# INFORMATION PROVIDED start
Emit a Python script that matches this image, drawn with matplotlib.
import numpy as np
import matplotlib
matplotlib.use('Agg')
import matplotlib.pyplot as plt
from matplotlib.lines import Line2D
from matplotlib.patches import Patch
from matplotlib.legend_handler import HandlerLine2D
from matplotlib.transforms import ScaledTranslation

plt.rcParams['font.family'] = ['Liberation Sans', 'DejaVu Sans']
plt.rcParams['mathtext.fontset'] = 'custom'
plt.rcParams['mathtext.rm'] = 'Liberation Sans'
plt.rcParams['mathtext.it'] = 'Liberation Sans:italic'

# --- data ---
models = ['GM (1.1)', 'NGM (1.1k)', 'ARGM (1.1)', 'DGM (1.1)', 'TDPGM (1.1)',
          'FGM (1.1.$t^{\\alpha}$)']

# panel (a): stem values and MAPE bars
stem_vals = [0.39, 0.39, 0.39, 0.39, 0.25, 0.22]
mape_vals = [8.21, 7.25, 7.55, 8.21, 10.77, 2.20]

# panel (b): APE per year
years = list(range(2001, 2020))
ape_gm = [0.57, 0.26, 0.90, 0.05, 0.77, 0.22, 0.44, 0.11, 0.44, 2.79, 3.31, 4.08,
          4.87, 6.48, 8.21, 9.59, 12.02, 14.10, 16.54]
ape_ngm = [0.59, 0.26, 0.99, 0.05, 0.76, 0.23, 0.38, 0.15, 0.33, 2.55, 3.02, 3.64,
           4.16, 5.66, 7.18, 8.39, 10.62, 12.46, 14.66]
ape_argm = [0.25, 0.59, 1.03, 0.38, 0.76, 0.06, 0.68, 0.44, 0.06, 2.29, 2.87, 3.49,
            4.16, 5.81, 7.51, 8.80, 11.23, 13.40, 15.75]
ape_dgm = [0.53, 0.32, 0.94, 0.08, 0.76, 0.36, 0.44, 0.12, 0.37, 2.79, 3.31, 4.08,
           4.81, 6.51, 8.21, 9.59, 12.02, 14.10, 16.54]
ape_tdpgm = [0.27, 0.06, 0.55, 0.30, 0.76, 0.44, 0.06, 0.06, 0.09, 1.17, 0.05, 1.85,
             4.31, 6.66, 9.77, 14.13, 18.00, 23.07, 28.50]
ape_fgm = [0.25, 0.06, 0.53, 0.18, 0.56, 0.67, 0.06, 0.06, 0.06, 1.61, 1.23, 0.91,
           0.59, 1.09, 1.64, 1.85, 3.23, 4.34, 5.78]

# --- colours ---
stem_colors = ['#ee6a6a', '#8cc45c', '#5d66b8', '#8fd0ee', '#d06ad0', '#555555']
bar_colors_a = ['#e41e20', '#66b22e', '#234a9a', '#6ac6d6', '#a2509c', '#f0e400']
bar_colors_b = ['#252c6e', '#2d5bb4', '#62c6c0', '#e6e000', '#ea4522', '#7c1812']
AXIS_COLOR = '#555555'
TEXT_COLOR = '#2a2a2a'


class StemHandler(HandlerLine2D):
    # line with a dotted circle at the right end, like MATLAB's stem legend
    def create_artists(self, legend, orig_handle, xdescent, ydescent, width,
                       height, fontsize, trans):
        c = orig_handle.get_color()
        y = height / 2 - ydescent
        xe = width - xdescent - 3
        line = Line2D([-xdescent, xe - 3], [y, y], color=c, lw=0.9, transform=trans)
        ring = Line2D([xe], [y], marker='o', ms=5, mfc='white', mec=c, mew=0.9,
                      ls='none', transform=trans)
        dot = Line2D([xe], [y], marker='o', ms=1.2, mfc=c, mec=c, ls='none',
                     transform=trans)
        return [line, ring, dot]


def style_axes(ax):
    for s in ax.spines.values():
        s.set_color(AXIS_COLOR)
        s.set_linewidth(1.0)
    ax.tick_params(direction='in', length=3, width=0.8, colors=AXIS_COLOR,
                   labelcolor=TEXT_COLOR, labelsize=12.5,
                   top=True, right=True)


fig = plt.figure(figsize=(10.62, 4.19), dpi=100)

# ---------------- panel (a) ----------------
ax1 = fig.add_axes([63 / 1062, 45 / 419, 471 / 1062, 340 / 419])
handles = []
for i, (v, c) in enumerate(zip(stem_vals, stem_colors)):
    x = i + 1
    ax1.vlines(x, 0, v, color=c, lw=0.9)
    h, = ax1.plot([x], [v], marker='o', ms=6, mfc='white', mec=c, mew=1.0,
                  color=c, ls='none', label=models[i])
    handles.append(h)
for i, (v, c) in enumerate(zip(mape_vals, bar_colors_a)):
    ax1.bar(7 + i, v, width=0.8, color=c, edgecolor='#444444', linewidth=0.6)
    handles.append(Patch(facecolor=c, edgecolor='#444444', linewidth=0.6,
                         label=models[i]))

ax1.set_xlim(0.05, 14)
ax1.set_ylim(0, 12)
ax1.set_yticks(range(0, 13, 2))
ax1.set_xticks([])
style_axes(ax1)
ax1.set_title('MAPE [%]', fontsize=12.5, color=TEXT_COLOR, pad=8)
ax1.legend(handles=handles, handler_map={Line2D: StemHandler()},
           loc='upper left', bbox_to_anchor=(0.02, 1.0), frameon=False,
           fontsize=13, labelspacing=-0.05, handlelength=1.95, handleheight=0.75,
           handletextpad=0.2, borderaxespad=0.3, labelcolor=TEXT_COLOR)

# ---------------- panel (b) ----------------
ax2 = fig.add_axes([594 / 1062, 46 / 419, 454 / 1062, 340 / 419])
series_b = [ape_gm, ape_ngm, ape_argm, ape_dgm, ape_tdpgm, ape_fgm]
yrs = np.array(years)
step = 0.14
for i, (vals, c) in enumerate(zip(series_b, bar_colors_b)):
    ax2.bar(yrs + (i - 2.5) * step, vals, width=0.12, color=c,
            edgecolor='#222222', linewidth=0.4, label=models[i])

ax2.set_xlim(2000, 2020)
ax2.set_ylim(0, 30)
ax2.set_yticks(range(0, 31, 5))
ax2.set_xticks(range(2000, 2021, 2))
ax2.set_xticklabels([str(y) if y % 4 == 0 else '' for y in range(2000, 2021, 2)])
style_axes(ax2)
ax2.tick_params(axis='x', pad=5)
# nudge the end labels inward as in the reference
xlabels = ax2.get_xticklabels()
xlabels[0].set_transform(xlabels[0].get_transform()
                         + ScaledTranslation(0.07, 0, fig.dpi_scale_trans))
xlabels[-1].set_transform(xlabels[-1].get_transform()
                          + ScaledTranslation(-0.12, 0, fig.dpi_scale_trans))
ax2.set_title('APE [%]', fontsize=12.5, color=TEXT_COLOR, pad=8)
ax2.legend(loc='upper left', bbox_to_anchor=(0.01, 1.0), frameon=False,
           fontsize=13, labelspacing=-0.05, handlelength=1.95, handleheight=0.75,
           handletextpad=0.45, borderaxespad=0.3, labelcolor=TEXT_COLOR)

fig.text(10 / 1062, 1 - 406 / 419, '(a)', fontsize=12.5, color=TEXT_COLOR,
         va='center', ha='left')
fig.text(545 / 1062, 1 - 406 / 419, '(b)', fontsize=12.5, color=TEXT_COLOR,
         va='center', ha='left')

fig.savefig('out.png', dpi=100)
# INFORMATION PROVIDED end
EXERCISE REQUIREMENTS: Without leaving anything out, quote all the data.

EXPECTED OUTPUT:
Emit a Python script that matches this image, drawn with matplotlib.
import numpy as np
import matplotlib
matplotlib.use('Agg')
import matplotlib.pyplot as plt
from matplotlib.lines import Line2D
from matplotlib.patches import Patch
from matplotlib.legend_handler import HandlerLine2D
from matplotlib.transforms import ScaledTranslation

plt.rcParams['font.family'] = ['Liberation Sans', 'DejaVu Sans']
plt.rcParams['mathtext.fontset'] = 'custom'
plt.rcParams['mathtext.rm'] = 'Liberation Sans'
plt.rcParams['mathtext.it'] = 'Liberation Sans:italic'

# --- data ---
models = ['GM (1.1)', 'NGM (1.1k)', 'ARGM (1.1)', 'DGM (1.1)', 'TDPGM (1.1)',
          'FGM (1.1.$t^{\\alpha}$)']

# panel (a): stem values and MAPE bars
stem_vals = [0.39, 0.39, 0.39, 0.39, 0.25, 0.22]
mape_vals = [8.21, 7.25, 7.55, 8.21, 10.77, 2.20]

# panel (b): APE per year
years = list(range(2001, 2020))
ape_gm = [0.57, 0.26, 0.90, 0.05, 0.77, 0.22, 0.44, 0.11, 0.44, 2.79, 3.31, 4.08,
          4.87, 6.48, 8.21, 9.59, 12.02, 14.10, 16.54]
ape_ngm = [0.59, 0.26, 0.99, 0.05, 0.76, 0.23, 0.38, 0.15, 0.33, 2.55, 3.02, 3.64,
           4.16, 5.66, 7.18, 8.39, 10.62, 12.46, 14.66]
ape_argm = [0.25, 0.59, 1.03, 0.38, 0.76, 0.06, 0.68, 0.44, 0.06, 2.29, 2.87, 3.49,
            4.16, 5.81, 7.51, 8.80, 11.23, 13.40, 15.75]
ape_dgm = [0.53, 0.32, 0.94, 0.08, 0.76, 0.36, 0.44, 0.12, 0.37, 2.79, 3.31, 4.08,
           4.81, 6.51, 8.21, 9.59, 12.02, 14.10, 16.54]
ape_tdpgm = [0.27, 0.06, 0.55, 0.30, 0.76, 0.44, 0.06, 0.06, 0.09, 1.17, 0.05, 1.85,
             4.31, 6.66, 9.77, 14.13, 18.00, 23.07, 28.50]
ape_fgm = [0.25, 0.06, 0.53, 0.18, 0.56, 0.67, 0.06, 0.06, 0.06, 1.61, 1.23, 0.91,
           0.59, 1.09, 1.64, 1.85, 3.23, 4.34, 5.78]

# --- colours ---
stem_colors = ['#ee6a6a', '#8cc45c', '#5d66b8', '#8fd0ee', '#d06ad0', '#555555']
bar_colors_a = ['#e41e20', '#66b22e', '#234a9a', '#6ac6d6', '#a2509c', '#f0e400']
bar_colors_b = ['#252c6e', '#2d5bb4', '#62c6c0', '#e6e000', '#ea4522', '#7c1812']
AXIS_COLOR = '#555555'
TEXT_COLOR = '#2a2a2a'


class StemHandler(HandlerLine2D):
    # line with a dotted circle at the right end, like MATLAB's stem legend
    def create_artists(self, legend, orig_handle, xdescent, ydescent, width,
                       height, fontsize, trans):
        c = orig_handle.get_color()
        y = height / 2 - ydescent
        xe = width - xdescent - 3
        line = Line2D([-xdescent, xe - 3], [y, y], color=c, lw=0.9, transform=trans)
        ring = Line2D([xe], [y], marker='o', ms=5, mfc='white', mec=c, mew=0.9,
                      ls='none', transform=trans)
        dot = Line2D([xe], [y], marker='o', ms=1.2, mfc=c, mec=c, ls='none',
                     transform=trans)
        return [line, ring, dot]


def style_axes(ax):
    for s in ax.spines.values():
        s.set_color(AXIS_COLOR)
        s.set_linewidth(1.0)
    ax.tick_params(direction='in', length=3, width=0.8, colors=AXIS_COLOR,
                   labelcolor=TEXT_COLOR, labelsize=12.5,
                   top=True, right=True)


fig = plt.figure(figsize=(10.62, 4.19), dpi=100)

# ---------------- panel (a) ----------------
ax1 = fig.add_axes([63 / 1062, 45 / 419, 471 / 1062, 340 / 419])
handles = []
for i, (v, c) in enumerate(zip(stem_vals, stem_colors)):
    x = i + 1
    ax1.vlines(x, 0, v, color=c, lw=0.9)
    h, = ax1.plot([x], [v], marker='o', ms=6, mfc='white', mec=c, mew=1.0,
                  color=c, ls='none', label=models[i])
    handles.append(h)
for i, (v, c) in enumerate(zip(mape_vals, bar_colors_a)):
    ax1.bar(7 + i, v, width=0.8, color=c, edgecolor='#444444', linewidth=0.6)
    handles.append(Patch(facecolor=c, edgecolor='#444444', linewidth=0.6,
                         label=models[i]))

ax1.set_xlim(0.05, 14)
ax1.set_ylim(0, 12)
ax1.set_yticks(range(0, 13, 2))
ax1.set_xticks([])
style_axes(ax1)
ax1.set_title('MAPE [%]', fontsize=12.5, color=TEXT_COLOR, pad=8)
ax1.legend(handles=handles, handler_map={Line2D: StemHandler()},
           loc='upper left', bbox_to_anchor=(0.02, 1.0), frameon=False,
           fontsize=13, labelspacing=-0.05, handlelength=1.95, handleheight=0.75,
           handletextpad=0.2, borderaxespad=0.3, labelcolor=TEXT_COLOR)

# ---------------- panel (b) ----------------
ax2 = fig.add_axes([594 / 1062, 46 / 419, 454 / 1062, 340 / 419])
series_b = [ape_gm, ape_ngm, ape_argm, ape_dgm, ape_tdpgm, ape_fgm]
yrs = np.array(years)
step = 0.14
for i, (vals, c) in enumerate(zip(series_b, bar_colors_b)):
    ax2.bar(yrs + (i - 2.5) * step, vals, width=0.12, color=c,
            edgecolor='#222222', linewidth=0.4, label=models[i])

ax2.set_xlim(2000, 2020)
ax2.set_ylim(0, 30)
ax2.set_yticks(range(0, 31, 5))
ax2.set_xticks(range(2000, 2021, 2))
ax2.set_xticklabels([str(y) if y % 4 == 0 else '' for y in range(2000, 2021, 2)])
style_axes(ax2)
ax2.tick_params(axis='x', pad=5)
# nudge the end labels inward as in the reference
xlabels = ax2.get_xticklabels()
xlabels[0].set_transform(xlabels[0].get_transform()
                         + ScaledTranslation(0.07, 0, fig.dpi_scale_trans))
xlabels[-1].set_transform(xlabels[-1].get_transform()
                          + ScaledTranslation(-0.12, 0, fig.dpi_scale_trans))
ax2.set_title('APE [%]', fontsize=12.5, color=TEXT_COLOR, pad=8)
ax2.legend(loc='upper left', bbox_to_anchor=(0.01, 1.0), frameon=False,
           fontsize=13, labelspacing=-0.05, handlelength=1.95, handleheight=0.75,
           handletextpad=0.45, borderaxespad=0.3, labelcolor=TEXT_COLOR)

fig.text(10 / 1062, 1 - 406 / 419, '(a)', fontsize=12.5, color=TEXT_COLOR,
         va='center', ha='left')
fig.text(545 / 1062, 1 - 406 / 419, '(b)', fontsize=12.5, color=TEXT_COLOR,
         va='center', ha='left')

fig.savefig('out.png', dpi=100)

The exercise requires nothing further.